(Task goal) Begin with the line holding "Reproduce this chart", end with the line holding "import seaborn as sns", and repeat every line in between exactly, without pictures.

(Data shown)
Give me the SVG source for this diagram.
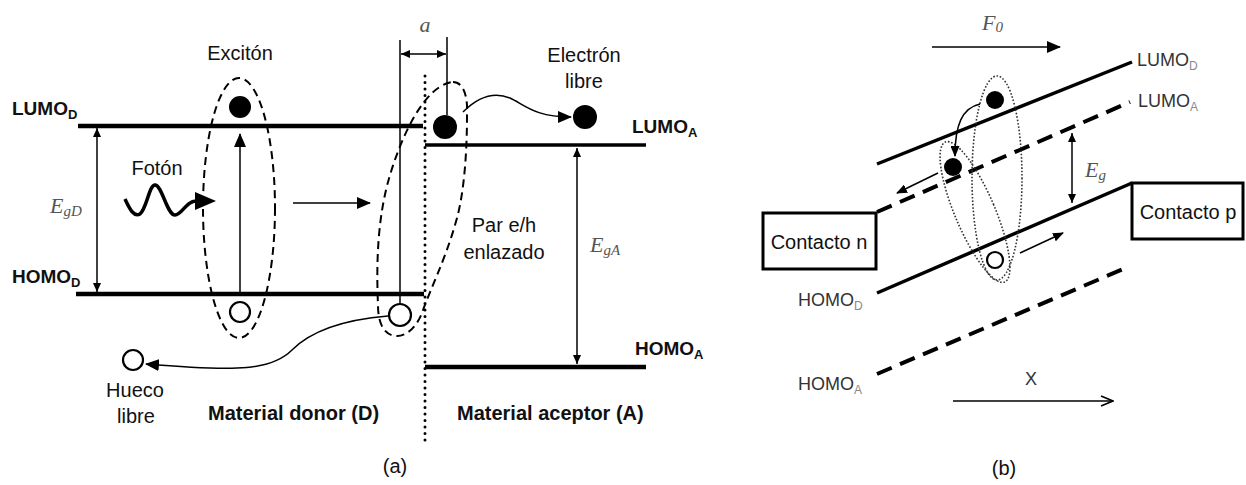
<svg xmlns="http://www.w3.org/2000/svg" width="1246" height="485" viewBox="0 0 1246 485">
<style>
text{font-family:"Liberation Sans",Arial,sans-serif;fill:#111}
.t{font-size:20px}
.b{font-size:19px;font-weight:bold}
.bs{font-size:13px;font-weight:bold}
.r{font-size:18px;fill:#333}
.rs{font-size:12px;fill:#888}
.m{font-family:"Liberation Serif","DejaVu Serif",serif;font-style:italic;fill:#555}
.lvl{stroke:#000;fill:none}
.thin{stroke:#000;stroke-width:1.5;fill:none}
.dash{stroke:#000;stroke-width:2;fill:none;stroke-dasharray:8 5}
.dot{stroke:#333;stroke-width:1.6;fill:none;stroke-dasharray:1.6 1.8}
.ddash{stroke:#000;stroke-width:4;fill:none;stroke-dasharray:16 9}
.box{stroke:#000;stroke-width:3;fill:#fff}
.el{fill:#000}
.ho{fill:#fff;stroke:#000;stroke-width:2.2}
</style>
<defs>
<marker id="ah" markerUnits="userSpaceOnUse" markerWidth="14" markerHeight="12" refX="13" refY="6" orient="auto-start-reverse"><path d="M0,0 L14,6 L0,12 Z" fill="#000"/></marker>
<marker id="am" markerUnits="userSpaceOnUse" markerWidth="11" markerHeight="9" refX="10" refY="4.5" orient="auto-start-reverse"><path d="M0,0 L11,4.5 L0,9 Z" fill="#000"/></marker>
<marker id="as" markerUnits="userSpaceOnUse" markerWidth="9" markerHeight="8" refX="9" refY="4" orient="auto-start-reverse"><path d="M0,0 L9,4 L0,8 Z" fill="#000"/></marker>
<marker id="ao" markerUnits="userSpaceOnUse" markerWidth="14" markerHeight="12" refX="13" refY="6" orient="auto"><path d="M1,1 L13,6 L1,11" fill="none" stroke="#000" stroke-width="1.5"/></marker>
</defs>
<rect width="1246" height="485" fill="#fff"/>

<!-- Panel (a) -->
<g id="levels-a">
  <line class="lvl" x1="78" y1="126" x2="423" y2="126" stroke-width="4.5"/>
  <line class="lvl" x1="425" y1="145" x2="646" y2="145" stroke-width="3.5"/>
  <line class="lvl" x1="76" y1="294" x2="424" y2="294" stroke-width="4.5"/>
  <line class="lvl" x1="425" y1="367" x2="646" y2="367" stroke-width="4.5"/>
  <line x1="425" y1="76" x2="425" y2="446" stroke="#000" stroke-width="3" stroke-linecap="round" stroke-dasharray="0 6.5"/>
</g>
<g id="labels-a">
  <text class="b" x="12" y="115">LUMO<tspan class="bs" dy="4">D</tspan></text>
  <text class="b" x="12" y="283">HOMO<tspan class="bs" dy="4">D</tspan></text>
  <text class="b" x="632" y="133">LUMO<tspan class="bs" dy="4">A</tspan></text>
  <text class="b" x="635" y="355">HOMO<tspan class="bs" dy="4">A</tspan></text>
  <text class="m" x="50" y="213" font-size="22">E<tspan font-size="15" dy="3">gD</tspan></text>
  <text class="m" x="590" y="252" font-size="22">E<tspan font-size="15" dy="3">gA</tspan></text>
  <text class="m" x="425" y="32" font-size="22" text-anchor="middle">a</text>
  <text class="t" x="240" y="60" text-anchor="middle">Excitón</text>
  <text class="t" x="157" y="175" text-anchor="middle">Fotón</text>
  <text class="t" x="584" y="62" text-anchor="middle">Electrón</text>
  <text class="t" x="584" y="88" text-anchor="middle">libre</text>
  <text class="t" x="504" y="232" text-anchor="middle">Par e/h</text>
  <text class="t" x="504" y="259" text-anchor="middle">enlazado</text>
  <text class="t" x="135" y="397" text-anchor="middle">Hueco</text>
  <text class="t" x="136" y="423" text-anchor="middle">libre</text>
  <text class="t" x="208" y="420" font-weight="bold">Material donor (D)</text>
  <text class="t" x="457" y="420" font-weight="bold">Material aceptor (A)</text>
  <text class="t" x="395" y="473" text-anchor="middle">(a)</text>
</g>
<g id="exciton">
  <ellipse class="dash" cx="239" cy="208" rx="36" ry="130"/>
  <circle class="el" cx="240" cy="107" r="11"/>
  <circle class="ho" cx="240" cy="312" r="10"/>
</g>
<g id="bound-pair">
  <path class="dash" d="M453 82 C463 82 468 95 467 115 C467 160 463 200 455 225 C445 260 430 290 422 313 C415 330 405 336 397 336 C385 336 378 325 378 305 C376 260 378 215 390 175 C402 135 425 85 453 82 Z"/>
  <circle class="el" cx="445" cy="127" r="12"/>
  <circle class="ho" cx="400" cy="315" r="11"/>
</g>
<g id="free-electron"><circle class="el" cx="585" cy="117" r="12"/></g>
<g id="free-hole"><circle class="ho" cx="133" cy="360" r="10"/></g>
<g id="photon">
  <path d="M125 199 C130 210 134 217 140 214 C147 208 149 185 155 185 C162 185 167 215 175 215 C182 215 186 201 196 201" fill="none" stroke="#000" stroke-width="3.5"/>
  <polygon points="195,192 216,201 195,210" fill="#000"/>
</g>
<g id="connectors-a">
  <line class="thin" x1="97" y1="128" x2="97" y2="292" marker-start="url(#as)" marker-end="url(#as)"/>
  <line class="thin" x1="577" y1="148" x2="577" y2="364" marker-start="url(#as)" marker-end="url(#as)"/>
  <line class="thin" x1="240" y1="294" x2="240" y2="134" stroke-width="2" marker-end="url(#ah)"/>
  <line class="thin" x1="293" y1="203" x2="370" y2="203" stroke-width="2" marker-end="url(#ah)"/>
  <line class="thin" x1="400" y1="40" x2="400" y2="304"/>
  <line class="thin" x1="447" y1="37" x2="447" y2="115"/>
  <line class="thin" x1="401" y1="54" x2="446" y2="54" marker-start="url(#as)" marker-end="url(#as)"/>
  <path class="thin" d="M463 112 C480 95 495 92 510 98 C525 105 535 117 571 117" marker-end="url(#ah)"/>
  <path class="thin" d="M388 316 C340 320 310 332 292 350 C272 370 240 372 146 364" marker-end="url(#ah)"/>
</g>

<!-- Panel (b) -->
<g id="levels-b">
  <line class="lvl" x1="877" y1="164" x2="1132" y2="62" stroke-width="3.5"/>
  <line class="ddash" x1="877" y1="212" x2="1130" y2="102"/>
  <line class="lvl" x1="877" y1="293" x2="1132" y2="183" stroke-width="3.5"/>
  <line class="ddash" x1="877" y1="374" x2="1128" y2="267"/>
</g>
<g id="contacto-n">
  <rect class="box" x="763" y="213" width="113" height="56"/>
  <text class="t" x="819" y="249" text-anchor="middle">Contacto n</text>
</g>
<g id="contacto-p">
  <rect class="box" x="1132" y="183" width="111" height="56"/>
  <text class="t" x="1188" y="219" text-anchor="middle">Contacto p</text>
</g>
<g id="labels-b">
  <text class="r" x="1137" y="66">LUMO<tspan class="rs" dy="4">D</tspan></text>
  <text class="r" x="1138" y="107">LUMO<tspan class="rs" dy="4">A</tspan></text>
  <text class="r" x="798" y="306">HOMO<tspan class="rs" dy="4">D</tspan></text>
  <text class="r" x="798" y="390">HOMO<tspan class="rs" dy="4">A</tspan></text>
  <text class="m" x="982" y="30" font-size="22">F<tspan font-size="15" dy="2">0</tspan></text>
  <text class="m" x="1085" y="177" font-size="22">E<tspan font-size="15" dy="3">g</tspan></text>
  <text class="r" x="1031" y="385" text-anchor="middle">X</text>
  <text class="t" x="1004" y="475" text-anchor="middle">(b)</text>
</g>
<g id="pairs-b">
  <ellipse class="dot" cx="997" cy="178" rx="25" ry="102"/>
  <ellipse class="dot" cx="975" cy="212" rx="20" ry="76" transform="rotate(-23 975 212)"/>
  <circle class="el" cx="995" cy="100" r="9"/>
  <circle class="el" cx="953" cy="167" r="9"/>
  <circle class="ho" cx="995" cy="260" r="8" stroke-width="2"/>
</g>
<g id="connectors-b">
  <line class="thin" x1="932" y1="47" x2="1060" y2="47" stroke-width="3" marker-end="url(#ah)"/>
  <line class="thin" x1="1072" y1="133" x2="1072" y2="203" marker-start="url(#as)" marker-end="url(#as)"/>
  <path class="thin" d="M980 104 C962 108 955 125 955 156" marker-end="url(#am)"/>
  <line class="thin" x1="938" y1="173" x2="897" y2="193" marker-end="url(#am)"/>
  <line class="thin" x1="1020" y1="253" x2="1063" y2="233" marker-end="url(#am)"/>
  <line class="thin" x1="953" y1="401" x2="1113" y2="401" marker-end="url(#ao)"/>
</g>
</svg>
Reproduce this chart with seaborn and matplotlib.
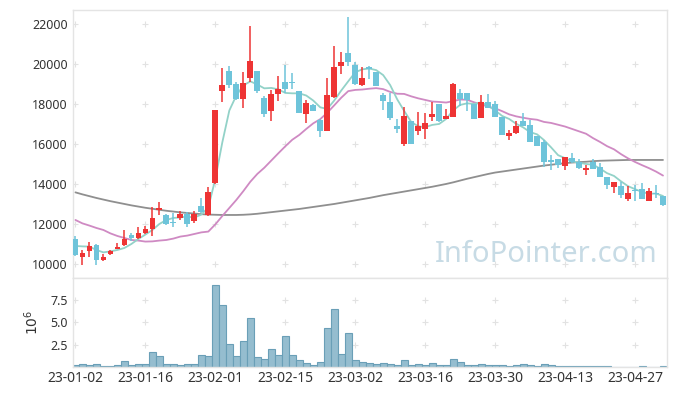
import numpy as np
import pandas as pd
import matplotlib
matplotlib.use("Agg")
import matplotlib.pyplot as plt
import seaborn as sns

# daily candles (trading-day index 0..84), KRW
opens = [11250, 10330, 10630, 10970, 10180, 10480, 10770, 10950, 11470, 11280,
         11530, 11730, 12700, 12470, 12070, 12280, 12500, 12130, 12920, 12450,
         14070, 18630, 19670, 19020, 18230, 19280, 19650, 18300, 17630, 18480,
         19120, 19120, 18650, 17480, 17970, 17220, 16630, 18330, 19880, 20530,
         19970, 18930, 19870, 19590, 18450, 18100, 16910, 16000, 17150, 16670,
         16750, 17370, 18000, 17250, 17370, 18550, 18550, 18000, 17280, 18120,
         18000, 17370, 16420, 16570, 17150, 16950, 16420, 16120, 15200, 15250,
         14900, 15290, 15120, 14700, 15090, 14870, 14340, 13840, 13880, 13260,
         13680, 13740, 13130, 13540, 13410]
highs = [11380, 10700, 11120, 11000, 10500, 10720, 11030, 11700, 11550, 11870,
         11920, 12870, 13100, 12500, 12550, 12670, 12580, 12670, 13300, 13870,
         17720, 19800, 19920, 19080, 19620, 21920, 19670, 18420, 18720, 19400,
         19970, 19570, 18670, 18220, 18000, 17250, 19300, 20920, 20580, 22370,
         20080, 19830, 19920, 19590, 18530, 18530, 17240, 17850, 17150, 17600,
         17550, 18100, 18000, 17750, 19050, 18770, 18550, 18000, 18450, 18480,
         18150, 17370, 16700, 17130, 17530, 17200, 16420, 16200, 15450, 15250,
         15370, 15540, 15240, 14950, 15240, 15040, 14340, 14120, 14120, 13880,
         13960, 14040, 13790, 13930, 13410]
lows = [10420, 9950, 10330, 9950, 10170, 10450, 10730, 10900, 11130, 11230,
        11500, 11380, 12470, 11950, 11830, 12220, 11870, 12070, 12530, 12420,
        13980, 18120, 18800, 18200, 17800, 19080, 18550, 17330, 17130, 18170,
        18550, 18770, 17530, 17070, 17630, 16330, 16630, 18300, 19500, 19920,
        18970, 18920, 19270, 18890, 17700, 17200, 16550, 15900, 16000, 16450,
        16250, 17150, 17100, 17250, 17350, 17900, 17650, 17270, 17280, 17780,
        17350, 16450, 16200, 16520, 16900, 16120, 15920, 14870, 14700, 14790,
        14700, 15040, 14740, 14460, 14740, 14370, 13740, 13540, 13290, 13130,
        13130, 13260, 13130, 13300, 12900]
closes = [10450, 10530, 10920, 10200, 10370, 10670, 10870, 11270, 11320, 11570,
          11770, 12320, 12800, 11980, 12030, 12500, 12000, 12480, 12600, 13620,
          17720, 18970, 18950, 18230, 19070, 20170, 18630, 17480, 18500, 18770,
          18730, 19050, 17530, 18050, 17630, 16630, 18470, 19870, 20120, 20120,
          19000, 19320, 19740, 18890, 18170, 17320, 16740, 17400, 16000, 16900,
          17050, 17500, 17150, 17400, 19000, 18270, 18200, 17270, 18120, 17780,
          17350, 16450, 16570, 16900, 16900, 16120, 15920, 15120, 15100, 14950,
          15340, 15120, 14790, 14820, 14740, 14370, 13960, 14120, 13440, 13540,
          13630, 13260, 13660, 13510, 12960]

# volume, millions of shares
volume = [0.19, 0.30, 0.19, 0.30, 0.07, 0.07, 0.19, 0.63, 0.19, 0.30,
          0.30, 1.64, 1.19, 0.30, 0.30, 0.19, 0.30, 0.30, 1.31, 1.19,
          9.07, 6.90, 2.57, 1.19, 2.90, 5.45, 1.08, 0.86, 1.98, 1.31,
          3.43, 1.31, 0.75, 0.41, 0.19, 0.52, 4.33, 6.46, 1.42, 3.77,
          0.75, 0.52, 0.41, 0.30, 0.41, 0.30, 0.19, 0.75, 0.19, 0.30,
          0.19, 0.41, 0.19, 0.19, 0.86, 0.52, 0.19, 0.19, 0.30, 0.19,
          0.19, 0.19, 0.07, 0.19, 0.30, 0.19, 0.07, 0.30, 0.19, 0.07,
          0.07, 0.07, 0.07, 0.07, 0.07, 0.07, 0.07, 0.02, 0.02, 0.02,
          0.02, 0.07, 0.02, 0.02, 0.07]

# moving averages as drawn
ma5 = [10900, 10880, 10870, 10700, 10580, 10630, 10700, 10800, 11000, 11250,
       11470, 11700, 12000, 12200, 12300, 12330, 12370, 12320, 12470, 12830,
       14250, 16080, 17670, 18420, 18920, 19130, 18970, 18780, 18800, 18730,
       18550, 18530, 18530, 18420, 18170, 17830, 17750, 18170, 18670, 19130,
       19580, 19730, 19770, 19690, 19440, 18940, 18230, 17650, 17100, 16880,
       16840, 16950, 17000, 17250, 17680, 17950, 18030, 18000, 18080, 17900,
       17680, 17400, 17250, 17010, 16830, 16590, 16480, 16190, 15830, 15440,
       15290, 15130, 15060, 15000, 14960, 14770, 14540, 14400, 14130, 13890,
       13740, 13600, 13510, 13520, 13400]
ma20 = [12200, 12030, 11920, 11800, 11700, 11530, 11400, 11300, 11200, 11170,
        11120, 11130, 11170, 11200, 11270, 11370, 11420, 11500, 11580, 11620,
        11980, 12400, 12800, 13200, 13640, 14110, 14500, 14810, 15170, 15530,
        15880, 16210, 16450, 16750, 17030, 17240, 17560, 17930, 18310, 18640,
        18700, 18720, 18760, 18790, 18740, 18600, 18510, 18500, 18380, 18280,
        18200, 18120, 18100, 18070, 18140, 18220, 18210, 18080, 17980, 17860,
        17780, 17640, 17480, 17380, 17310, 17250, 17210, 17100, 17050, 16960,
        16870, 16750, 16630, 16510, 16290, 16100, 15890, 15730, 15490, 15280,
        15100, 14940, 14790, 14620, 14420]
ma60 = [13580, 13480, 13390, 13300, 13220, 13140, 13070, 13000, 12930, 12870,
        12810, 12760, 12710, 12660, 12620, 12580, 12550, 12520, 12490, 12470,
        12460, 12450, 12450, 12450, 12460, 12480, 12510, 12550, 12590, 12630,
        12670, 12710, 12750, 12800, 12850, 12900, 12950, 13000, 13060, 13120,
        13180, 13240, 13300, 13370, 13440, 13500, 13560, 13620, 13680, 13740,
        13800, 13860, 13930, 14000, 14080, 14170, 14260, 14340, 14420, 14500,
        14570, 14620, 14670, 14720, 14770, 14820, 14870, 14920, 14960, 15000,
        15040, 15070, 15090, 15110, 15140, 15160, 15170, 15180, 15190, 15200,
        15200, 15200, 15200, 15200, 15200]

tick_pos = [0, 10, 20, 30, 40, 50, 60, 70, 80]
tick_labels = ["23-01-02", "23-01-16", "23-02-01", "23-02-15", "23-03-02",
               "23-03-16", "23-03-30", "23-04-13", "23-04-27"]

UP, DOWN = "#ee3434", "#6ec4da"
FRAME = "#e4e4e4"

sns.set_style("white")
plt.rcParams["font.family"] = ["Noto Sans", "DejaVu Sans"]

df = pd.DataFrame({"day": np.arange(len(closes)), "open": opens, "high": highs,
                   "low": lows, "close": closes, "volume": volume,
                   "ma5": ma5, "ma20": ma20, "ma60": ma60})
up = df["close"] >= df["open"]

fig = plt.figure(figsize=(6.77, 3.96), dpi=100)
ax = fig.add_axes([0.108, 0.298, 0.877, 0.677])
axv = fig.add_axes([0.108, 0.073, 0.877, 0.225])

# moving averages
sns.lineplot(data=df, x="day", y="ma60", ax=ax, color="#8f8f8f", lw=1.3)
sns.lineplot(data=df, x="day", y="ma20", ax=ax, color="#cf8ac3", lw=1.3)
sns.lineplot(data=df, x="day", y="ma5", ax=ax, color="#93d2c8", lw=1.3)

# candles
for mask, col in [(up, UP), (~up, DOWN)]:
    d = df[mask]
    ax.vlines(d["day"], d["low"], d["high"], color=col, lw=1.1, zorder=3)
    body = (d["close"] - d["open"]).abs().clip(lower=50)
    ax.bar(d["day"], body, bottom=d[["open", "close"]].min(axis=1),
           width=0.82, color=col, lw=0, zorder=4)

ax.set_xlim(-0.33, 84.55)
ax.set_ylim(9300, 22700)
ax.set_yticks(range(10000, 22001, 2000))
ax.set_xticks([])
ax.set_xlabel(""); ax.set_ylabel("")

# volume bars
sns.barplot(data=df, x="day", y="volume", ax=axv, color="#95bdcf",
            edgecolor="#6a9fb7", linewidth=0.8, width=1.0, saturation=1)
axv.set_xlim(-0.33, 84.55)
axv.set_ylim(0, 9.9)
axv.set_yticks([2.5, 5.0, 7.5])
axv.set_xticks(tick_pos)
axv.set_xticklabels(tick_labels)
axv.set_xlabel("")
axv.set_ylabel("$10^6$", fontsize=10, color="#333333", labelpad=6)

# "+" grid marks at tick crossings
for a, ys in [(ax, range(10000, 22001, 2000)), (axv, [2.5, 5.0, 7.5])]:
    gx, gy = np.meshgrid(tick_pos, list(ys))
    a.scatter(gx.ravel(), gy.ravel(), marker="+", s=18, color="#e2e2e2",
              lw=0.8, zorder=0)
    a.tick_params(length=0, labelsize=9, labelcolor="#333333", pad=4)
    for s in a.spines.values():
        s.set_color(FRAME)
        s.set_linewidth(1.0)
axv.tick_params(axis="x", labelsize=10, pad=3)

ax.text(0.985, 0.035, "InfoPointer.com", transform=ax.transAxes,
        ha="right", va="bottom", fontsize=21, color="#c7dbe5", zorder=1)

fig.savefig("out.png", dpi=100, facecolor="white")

(Task result)
Reproduce this chart with seaborn and matplotlib.
import numpy as np
import pandas as pd
import matplotlib
matplotlib.use("Agg")
import matplotlib.pyplot as plt
import seaborn as sns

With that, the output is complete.